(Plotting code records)
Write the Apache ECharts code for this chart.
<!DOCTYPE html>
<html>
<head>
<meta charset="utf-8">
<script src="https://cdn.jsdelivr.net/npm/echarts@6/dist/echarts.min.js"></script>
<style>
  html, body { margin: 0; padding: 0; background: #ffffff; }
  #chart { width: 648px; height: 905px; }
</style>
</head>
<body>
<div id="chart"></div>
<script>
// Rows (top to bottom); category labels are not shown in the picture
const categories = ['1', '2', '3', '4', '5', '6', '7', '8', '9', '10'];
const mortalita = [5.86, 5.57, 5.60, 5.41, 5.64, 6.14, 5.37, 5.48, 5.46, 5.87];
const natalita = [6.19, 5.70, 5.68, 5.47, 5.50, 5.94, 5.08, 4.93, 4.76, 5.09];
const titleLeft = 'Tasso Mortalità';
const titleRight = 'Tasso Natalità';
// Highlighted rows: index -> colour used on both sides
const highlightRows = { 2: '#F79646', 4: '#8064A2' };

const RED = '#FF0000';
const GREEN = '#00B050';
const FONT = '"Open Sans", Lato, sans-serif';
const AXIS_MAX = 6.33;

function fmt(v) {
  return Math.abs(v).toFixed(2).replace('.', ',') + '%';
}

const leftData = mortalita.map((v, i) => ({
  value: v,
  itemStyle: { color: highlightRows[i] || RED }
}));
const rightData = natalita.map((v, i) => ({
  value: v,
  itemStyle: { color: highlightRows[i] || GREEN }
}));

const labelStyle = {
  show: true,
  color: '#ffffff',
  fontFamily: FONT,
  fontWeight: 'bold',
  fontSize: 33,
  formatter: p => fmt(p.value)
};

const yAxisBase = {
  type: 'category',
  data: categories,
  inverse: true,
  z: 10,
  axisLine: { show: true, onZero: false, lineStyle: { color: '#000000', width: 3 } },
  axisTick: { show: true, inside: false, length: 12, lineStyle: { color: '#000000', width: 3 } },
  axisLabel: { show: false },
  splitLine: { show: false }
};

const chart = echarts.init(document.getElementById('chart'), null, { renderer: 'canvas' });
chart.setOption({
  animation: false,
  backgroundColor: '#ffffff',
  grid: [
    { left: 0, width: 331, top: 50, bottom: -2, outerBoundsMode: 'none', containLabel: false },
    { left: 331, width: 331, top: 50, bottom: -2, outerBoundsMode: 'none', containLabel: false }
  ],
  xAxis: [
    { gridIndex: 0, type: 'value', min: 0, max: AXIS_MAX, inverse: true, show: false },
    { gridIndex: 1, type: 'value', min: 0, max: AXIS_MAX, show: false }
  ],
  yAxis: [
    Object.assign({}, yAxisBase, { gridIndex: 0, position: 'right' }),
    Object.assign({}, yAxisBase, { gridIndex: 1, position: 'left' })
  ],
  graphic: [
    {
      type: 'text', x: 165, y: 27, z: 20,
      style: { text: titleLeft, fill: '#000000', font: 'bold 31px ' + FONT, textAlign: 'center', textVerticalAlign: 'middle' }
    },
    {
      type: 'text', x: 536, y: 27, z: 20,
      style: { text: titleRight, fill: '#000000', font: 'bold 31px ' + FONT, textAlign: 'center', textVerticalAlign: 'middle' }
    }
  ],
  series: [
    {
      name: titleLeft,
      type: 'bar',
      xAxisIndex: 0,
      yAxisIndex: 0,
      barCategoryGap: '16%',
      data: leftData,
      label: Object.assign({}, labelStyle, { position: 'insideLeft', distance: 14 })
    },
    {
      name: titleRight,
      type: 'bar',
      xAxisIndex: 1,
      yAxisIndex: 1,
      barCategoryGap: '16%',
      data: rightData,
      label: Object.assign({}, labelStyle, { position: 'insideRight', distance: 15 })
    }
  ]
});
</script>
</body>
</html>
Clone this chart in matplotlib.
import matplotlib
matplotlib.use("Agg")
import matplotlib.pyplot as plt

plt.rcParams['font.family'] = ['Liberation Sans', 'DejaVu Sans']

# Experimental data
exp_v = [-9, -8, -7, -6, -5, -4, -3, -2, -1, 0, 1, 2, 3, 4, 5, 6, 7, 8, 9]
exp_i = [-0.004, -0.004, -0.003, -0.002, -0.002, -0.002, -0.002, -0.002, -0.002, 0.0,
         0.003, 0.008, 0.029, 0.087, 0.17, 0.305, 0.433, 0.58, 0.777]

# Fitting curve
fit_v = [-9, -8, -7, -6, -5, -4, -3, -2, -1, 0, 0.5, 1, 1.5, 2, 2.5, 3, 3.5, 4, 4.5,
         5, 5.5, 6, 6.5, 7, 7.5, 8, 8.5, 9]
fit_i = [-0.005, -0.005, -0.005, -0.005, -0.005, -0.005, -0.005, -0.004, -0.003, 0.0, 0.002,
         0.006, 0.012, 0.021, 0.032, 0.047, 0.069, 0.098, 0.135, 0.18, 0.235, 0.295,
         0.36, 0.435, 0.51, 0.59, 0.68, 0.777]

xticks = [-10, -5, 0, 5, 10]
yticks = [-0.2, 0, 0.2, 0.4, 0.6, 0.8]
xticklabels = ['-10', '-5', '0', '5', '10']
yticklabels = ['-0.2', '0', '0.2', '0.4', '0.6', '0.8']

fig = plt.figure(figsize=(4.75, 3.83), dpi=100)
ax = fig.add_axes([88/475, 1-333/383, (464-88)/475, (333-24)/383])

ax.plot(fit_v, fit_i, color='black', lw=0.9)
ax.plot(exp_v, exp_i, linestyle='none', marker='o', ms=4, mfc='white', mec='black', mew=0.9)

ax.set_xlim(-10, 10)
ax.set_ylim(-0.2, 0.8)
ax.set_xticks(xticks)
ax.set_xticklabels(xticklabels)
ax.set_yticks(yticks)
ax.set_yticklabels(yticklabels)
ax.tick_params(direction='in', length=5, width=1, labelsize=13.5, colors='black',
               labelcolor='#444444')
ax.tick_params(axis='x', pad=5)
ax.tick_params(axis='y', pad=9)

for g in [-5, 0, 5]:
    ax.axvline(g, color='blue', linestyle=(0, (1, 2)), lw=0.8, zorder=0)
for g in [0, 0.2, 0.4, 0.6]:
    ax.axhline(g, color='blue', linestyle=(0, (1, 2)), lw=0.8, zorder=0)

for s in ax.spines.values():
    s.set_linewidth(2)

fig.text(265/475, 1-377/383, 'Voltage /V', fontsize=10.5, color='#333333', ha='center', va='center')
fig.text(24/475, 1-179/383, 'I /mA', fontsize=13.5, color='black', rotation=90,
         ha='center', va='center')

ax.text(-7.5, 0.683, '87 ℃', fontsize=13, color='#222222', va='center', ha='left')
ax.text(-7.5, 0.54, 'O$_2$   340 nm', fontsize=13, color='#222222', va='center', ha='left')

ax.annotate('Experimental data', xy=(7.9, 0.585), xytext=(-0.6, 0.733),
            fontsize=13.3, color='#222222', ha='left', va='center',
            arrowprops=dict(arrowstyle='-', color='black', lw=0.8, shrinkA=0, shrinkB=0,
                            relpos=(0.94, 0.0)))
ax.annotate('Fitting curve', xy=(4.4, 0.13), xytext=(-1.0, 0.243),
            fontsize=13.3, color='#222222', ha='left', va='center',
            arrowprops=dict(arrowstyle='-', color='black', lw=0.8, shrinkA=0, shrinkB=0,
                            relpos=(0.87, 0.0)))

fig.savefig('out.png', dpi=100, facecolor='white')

▶ [Written request]
Reproduce exactly the lines from the one containing "Clone this chart in matplotlib." through the one containing "0.003, 0.008, 0.029, 0.087, 0.17, 0.305, 0.433, 0.58, 0.777]", inclusive, and nothing else.

▶ [Written solution]
Clone this chart in matplotlib.
import matplotlib
matplotlib.use("Agg")
import matplotlib.pyplot as plt

plt.rcParams['font.family'] = ['Liberation Sans', 'DejaVu Sans']

# Experimental data
exp_v = [-9, -8, -7, -6, -5, -4, -3, -2, -1, 0, 1, 2, 3, 4, 5, 6, 7, 8, 9]
exp_i = [-0.004, -0.004, -0.003, -0.002, -0.002, -0.002, -0.002, -0.002, -0.002, 0.0,
         0.003, 0.008, 0.029, 0.087, 0.17, 0.305, 0.433, 0.58, 0.777]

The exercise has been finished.